Requirements — Without including any pictures, write out the listing below exactly.

--- BEGIN Recorded data ---

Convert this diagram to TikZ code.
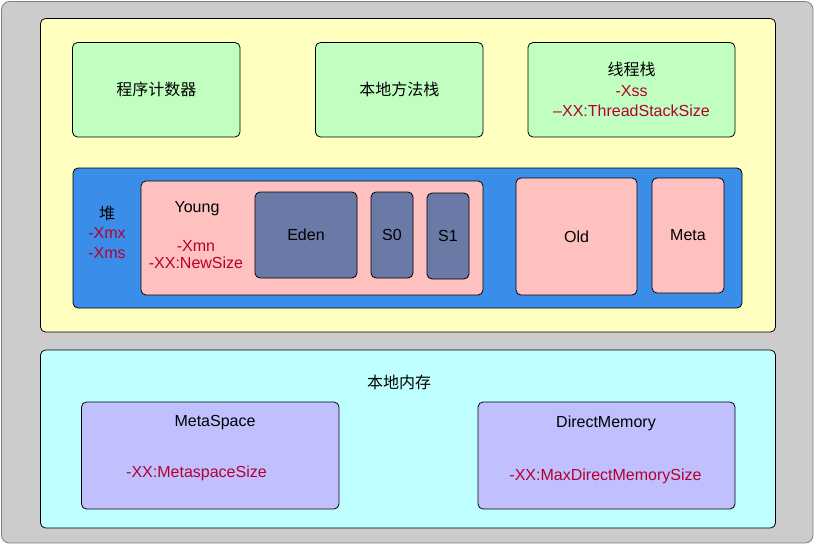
\documentclass[tikz,border=0pt]{standalone}
\usepackage{fontspec}
\setmainfont{Liberation Sans}
\newfontfamily\cjk{Noto Sans CJK SC}
\usepackage{xcolor}
\usepackage{tikz}
\usetikzlibrary{positioning}

\definecolor{outergray}{HTML}{CCCCCC}
\definecolor{jvmyellow}{HTML}{FFFFC0}
\definecolor{stackgreen}{HTML}{C0FFC0}
\definecolor{heapblue}{HTML}{3B8DEA}
\definecolor{genpink}{HTML}{FFC0C0}
\definecolor{spaceslate}{HTML}{6A79A6}
\definecolor{nativecyan}{HTML}{C0FFFF}
\definecolor{offheapviolet}{HTML}{C0C0FF}
\definecolor{flagred}{HTML}{B5002E}

\begin{document}
\begin{tikzpicture}[
  x=1pt, y=-1pt,
  font=\fontsize{16}{19}\selectfont,
  area/.style={draw, rounded corners=5pt, line width=0.8pt, inner sep=0pt},
  frame/.style={area, fill=jvmyellow},
  stackbox/.style={area, fill=stackgreen, minimum height=94.5pt, align=center},
  gen/.style={area, fill=genpink},
  space/.style={area, fill=spaceslate, minimum width=42pt, minimum height=86pt},
  memblock/.style={area, fill=offheapviolet, minimum height=107pt},
  flag/.style={text=flagred, align=center}
]
  \useasboundingbox (0,0) rectangle (815,544);

  % Background
  \node[area, rounded corners=8pt, fill=outergray, draw=gray, minimum width=811.5pt, minimum height=541.5pt] (bg) at (407.25,272.25) {};

  % JVM memory
  \node[frame, minimum width=735pt, minimum height=313.5pt] (jvm) at (408,175.25) {};

  % Stacks
  \node[stackbox, minimum width=167.5pt] (pc) at (156.25,89.75) {\cjk 程序计数器};
  \node[stackbox, minimum width=167.5pt] (native) at (399.25,89.75) {\cjk 本地方法栈};
  \node[stackbox, minimum width=207pt, font=\fontsize{16}{20.5}\selectfont] (thread) at (631.5,89.75)
    {{\cjk 线程栈}\\\textcolor{flagred}{-Xss}\\\textcolor{flagred}{–XX:ThreadStackSize}};

  % Heap
  \node[area, fill=heapblue, minimum width=669pt, minimum height=140pt] (heap) at (407.5,238) {};
  \node[align=center, font=\fontsize{16}{19.5}\selectfont] (heaplbl) at (107,232)
    {{\cjk 堆}\\\textcolor{flagred}{-Xmx}\\\textcolor{flagred}{-Xms}};

  \node[gen, minimum width=342pt, minimum height=114pt] (young) at (312,238) {};
  \node (younglbl) at (197,209) {Young};
  \node[flag, font=\fontsize{16}{17.6}\selectfont] (youngflag) at (196,254.5) {-Xmn\\-XX:NewSize};

  \node[space, minimum width=102pt] (eden) at (306,235) {Eden};
  \node[space] (s0) at (392,235) {S0};
  \node[space] (s1) at (448,236) {S1};

  \node[gen, minimum width=121pt, minimum height=117pt] (old) at (576.5,236.5) {Old};
  \node[gen, minimum width=72pt, minimum height=115pt] (meta) at (688,235.5) {Meta};

  % Native memory
  \node[area, fill=nativecyan, minimum width=735pt, minimum height=178pt] (nativemem) at (408,439) {};
  \node (nativelbl) at (399,382) {\cjk 本地内存};

  \node[memblock, minimum width=257.5pt] (metaspace) at (210.25,455.5) {};
  \node (metaspacelbl) at (215,423) {MetaSpace};
  \node[flag] (metaspaceflag) at (196.5,473) {-XX:MetaspaceSize};

  \node[memblock, minimum width=257pt] (direct) at (606.5,455.5) {};
  \node (directlbl) at (606,423) {DirectMemory};
  \node[flag] (directflag) at (605.5,476) {-XX:MaxDirectMemorySize};

\end{tikzpicture}
\end{document}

--- END Recorded data ---

Expected answer —
Convert this diagram to TikZ code.
\documentclass[tikz,border=0pt]{standalone}
\usepackage{fontspec}
\setmainfont{Liberation Sans}
\newfontfamily\cjk{Noto Sans CJK SC}
\usepackage{xcolor}
\usepackage{tikz}
\usetikzlibrary{positioning}

\definecolor{outergray}{HTML}{CCCCCC}
\definecolor{jvmyellow}{HTML}{FFFFC0}
\definecolor{stackgreen}{HTML}{C0FFC0}
\definecolor{heapblue}{HTML}{3B8DEA}
\definecolor{genpink}{HTML}{FFC0C0}
\definecolor{spaceslate}{HTML}{6A79A6}
\definecolor{nativecyan}{HTML}{C0FFFF}
\definecolor{offheapviolet}{HTML}{C0C0FF}
\definecolor{flagred}{HTML}{B5002E}

\begin{document}
\begin{tikzpicture}[
  x=1pt, y=-1pt,
  font=\fontsize{16}{19}\selectfont,
  area/.style={draw, rounded corners=5pt, line width=0.8pt, inner sep=0pt},
  frame/.style={area, fill=jvmyellow},
  stackbox/.style={area, fill=stackgreen, minimum height=94.5pt, align=center},
  gen/.style={area, fill=genpink},
  space/.style={area, fill=spaceslate, minimum width=42pt, minimum height=86pt},
  memblock/.style={area, fill=offheapviolet, minimum height=107pt},
  flag/.style={text=flagred, align=center}
]
  \useasboundingbox (0,0) rectangle (815,544);

  % Background
  \node[area, rounded corners=8pt, fill=outergray, draw=gray, minimum width=811.5pt, minimum height=541.5pt] (bg) at (407.25,272.25) {};

  % JVM memory
  \node[frame, minimum width=735pt, minimum height=313.5pt] (jvm) at (408,175.25) {};

  % Stacks
  \node[stackbox, minimum width=167.5pt] (pc) at (156.25,89.75) {\cjk 程序计数器};
  \node[stackbox, minimum width=167.5pt] (native) at (399.25,89.75) {\cjk 本地方法栈};
  \node[stackbox, minimum width=207pt, font=\fontsize{16}{20.5}\selectfont] (thread) at (631.5,89.75)
    {{\cjk 线程栈}\\\textcolor{flagred}{-Xss}\\\textcolor{flagred}{–XX:ThreadStackSize}};

  % Heap
  \node[area, fill=heapblue, minimum width=669pt, minimum height=140pt] (heap) at (407.5,238) {};
  \node[align=center, font=\fontsize{16}{19.5}\selectfont] (heaplbl) at (107,232)
    {{\cjk 堆}\\\textcolor{flagred}{-Xmx}\\\textcolor{flagred}{-Xms}};

  \node[gen, minimum width=342pt, minimum height=114pt] (young) at (312,238) {};
  \node (younglbl) at (197,209) {Young};
  \node[flag, font=\fontsize{16}{17.6}\selectfont] (youngflag) at (196,254.5) {-Xmn\\-XX:NewSize};

  \node[space, minimum width=102pt] (eden) at (306,235) {Eden};
  \node[space] (s0) at (392,235) {S0};
  \node[space] (s1) at (448,236) {S1};

  \node[gen, minimum width=121pt, minimum height=117pt] (old) at (576.5,236.5) {Old};
  \node[gen, minimum width=72pt, minimum height=115pt] (meta) at (688,235.5) {Meta};

  % Native memory
  \node[area, fill=nativecyan, minimum width=735pt, minimum height=178pt] (nativemem) at (408,439) {};
  \node (nativelbl) at (399,382) {\cjk 本地内存};

  \node[memblock, minimum width=257.5pt] (metaspace) at (210.25,455.5) {};
  \node (metaspacelbl) at (215,423) {MetaSpace};
  \node[flag] (metaspaceflag) at (196.5,473) {-XX:MetaspaceSize};

  \node[memblock, minimum width=257pt] (direct) at (606.5,455.5) {};
  \node (directlbl) at (606,423) {DirectMemory};
  \node[flag] (directflag) at (605.5,476) {-XX:MaxDirectMemorySize};

\end{tikzpicture}
\end{document}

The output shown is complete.